According to the National Conference of State Legislatures, roughly 50% percent of states in the country have laws prohibiting unions from requiring workers to pay union dues or fees as a condition of employment. These laws essentially give workers the right to work in a unionized workplace without having to pay union dues or fees, even if the union represents the workers in collective bargaining negotiations. Proponents argue right-to-work laws attract new businesses and create new jobs. Meanwhile, critics claim that right-to-work laws weaken unions because of the so-called “free rider” problem: workers benefit from union representation without paying union dues or fees, which purportedly leads to lower wages and benefits. In the past decade, union membership in Michigan has fallen by 2.6% as union membership nationally has been tumbling for years, reaching an all-time low last year of 10.1%. Michigan became a right-to-work state in 2013, when the “Right to Work” policy, formally known as the Freedom to Work (“FTW”) law, became effective. FTW prohibited employers from requiring workers to join a union or pay union dues or fees as a condition of employment.
June 02, 2023
In Win for Organized Labor, Michigan Governor Repeals Controversial Right-to-Work Law
Ahmad Chehab
On March 24, 2023, Michigan became the first state in decades to repeal its right-to-work law through the enactment of two significant pieces of legislation: Public Act (“PA”) 9 (2023), which applies to public employment, and its private sector equivalent, PA 8 (2023). Notably, both laws include financial appropriations to prevent a public referendum in which voters could have rejected the law. They are scheduled to take effect 90 days after the end of the current (102nd) legislative session. PA 8 amends Michigan’s Labor Mediation Act, which regulates private labor law on a state level. PA 8 removes previous statutory prohibition to employers from requiring an employee to become or remain a union member or pay dues, fees, or other charges to a union. PA 8 also deletes previous language declaring that it is in the best interest of the people of Michigan to protect the “right to work.” Provisions in collective bargaining agreements requiring employees pay for unions dues or a service fee in order to remain gainfully employed will once again be legal in private-sector collective bargaining agreements for the first time in over a decade.
PA 9 amends Michigan’s public sector labor statute, the Public Employment Relations Act (“PERA”), by authorizing public employers to make an “agreement with an exclusive bargaining representative to require as a condition of employment that all other employees in the bargaining unit pay to the exclusive bargaining representative a service fee equivalent to the amount of dues uniformly required of members of the exclusive bargaining representative.” However, unlike its private-sector counterpart, PA 9 is expressly limited by a trigger provision, which provides that it will only become effective upon the ratification of a constitutional amendment or “a decision or ruling by the United States Supreme Court that reverses or limits, in whole or in part, Janus v.
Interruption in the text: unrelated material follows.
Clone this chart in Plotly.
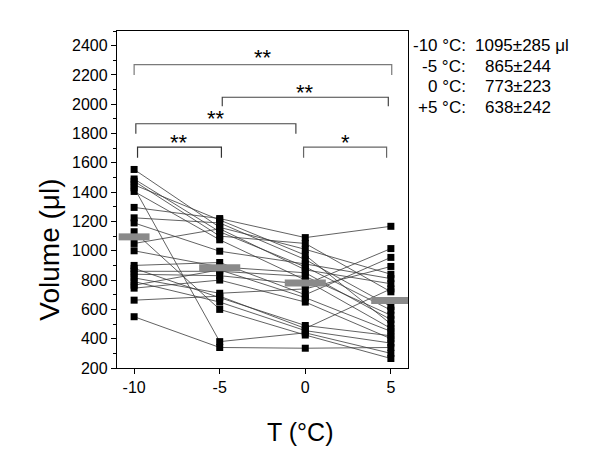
import plotly.graph_objects as go

temps = [-10, -5, 0, 5]
tick_labels = ["-10", "-5", "0", "5"]

# individual subjects: volume (µl) at -10, -5, 0, +5 °C
s01 = [1555, 1160, 1010, 840]
s02 = [1490, 1130, 890, 595]
s03 = [1475, 1100, 1050, 720]
s04 = [1450, 1210, 970, 500]
s05 = [1430, 380, 440, 300]
s06 = [1405, 1075, 800, 470]
s07 = [1296, 1220, 1090, 1167]
s08 = [1225, 1190, 940, 620]
s09 = [1190, 997, 910, 810]
s10 = [1130, 600, 425, 265]
s11 = [1050, 1150, 870, 775]
s12 = [1000, 890, 850, 530]
s13 = [900, 920, 700, 955]
s14 = [880, 680, 490, 420]
s15 = [860, 860, 825, 560]
s16 = [840, 830, 770, 1015]
s17 = [815, 710, 740, 893]
s18 = [790, 650, 455, 370]
s19 = [765, 870, 680, 450]
s20 = [745, 800, 650, 400]
s21 = [663, 690, 470, 740]
s22 = [550, 340, 335, 340]
subjects = [s01, s02, s03, s04, s05, s06, s07, s08, s09, s10, s11,
            s12, s13, s14, s15, s16, s17, s18, s19, s20, s21, s22]

mean_bar_values = [1095, 885, 780, 660]

# significance brackets: (from, to, level, foot, label)
bracket_from = [-10, -4.85, -9.9, -9.8, -0.1]
bracket_to = [5.05, 4.85, -0.55, -4.9, 4.75]
bracket_level = [2270, 2048, 1867, 1707, 1707]
bracket_foot = [2200, 1987, 1798, 1635, 1635]
bracket_label = ["**", "**", "**", "**", "*"]
bracket_label_y = [2322, 2082, 1900, 1742, 1742]

summary_temps = ["-10 °C:", "-5 °C:", "0 °C:", "+5 °C:"]
summary_values = ["1095±285 μl", "865±244", "773±223", "638±242"]

fig = go.Figure()

# connecting lines
lx, ly = [], []
for s in subjects:
    lx += temps + [None]
    ly += s + [None]
fig.add_trace(go.Scatter(x=lx, y=ly, mode="lines",
                         line=dict(color="#3a3a3a", width=0.8),
                         hoverinfo="skip", showlegend=False))

# square markers
mx, my = [], []
for s in subjects:
    mx += temps
    my += s
fig.add_trace(go.Scatter(x=mx, y=my, mode="markers",
                         marker=dict(symbol="square", size=7, color="black",
                                     line=dict(width=0)),
                         showlegend=False))

# mean bars
half = [0.9, 1.2, 1.2, 1.15]
for t, m, h in zip(temps, mean_bar_values, half):
    fig.add_trace(go.Scatter(x=[t - h, t + h], y=[m, m], mode="lines",
                             line=dict(color="#8a8a8a", width=7),
                             showlegend=False, hoverinfo="skip"))

# brackets
bcolors = ["#7a7a7a", "#444444", "#444444", "#333333", "#666666"]
for a, b, lv, ft, lab, ly_, c in zip(bracket_from, bracket_to, bracket_level,
                                      bracket_foot, bracket_label,
                                      bracket_label_y, bcolors):
    fig.add_trace(go.Scatter(x=[a, a, b, b], y=[ft, lv, lv, ft], mode="lines",
                             line=dict(color=c, width=1.2),
                             showlegend=False, hoverinfo="skip"))
    fig.add_annotation(x=(a + b) / 2, y=ly_, text=lab, showarrow=False,
                       xanchor="center", yanchor="middle",
                       font=dict(size=22, color="black",
                                 family="Liberation Sans, Arial"))

# summary text on right
ys = [0.958, 0.896, 0.835, 0.773]
for lab, val, yy, i in zip(summary_temps, summary_values, ys, range(4)):
    fig.add_annotation(xref="paper", yref="paper", x=1.205, y=yy, text=lab,
                       showarrow=False, xanchor="right", yanchor="middle",
                       font=dict(size=17, color="black"))
    fig.add_annotation(xref="paper", yref="paper",
                       x=1.222 if i == 0 else 1.258, y=yy, text=val,
                       showarrow=False, xanchor="left", yanchor="middle",
                       font=dict(size=17, color="black"))

# axis titles
fig.add_annotation(xref="paper", yref="paper", x=-0.235, y=0.35,
                   text="Volume (μl)", textangle=-90, showarrow=False,
                   xanchor="center", yanchor="middle",
                   font=dict(size=28, color="black"))
fig.add_annotation(xref="paper", yref="paper", x=0.629, y=-0.19,
                   text="T (°C)", showarrow=False,
                   xanchor="center", yanchor="middle",
                   font=dict(size=25, color="black"))

fig.update_layout(
    width=600, height=459,
    margin=dict(l=109, r=200, t=23, b=99),
    paper_bgcolor="white", plot_bgcolor="white",
    font=dict(family="Liberation Sans, Arial", color="black"),
    showlegend=False,
)
fig.update_xaxes(range=[-11, 6], tickvals=temps, ticktext=tick_labels,
                 ticks="outside", ticklen=5, tickwidth=1.2, tickcolor="black",
                 showline=True, linecolor="black", linewidth=1.3, mirror=True,
                 showgrid=False, zeroline=False,
                 tickfont=dict(size=16))
fig.update_yaxes(range=[200, 2500], tick0=200, dtick=200,
                 ticks="outside", ticklen=5, tickwidth=1.2, tickcolor="black",
                 minor=dict(dtick=100, ticks="outside", ticklen=3,
                            tickcolor="black", tickwidth=1),
                 showline=True, linecolor="black", linewidth=1.3, mirror=True,
                 showgrid=False, zeroline=False,
                 tickfont=dict(size=16))

fig.write_html("out.html")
AFSCME, 138 S. Ct. 2448 (2018).” Janus struck down a state law that authorized unions to assess nonunion public employees “agency fees” to cover their proportionate share of union dues attributable to union activities conducted on behalf of nonunion members as violating their First Amendment rights to free speech and free association. Accordingly, while Janus decision remains good law, and in the likely absence of a constitutional amendment, public-sector employers and unions will continue to be limited in their ability to mandate and collect payments of fees from non-members who benefit from their collective bargaining activities.
Michigan’s repeal of the right-to-work laws represents a major win for organized labor, but it remains to be seen what impact the repeal will have on the workforce in the Great Lakes state.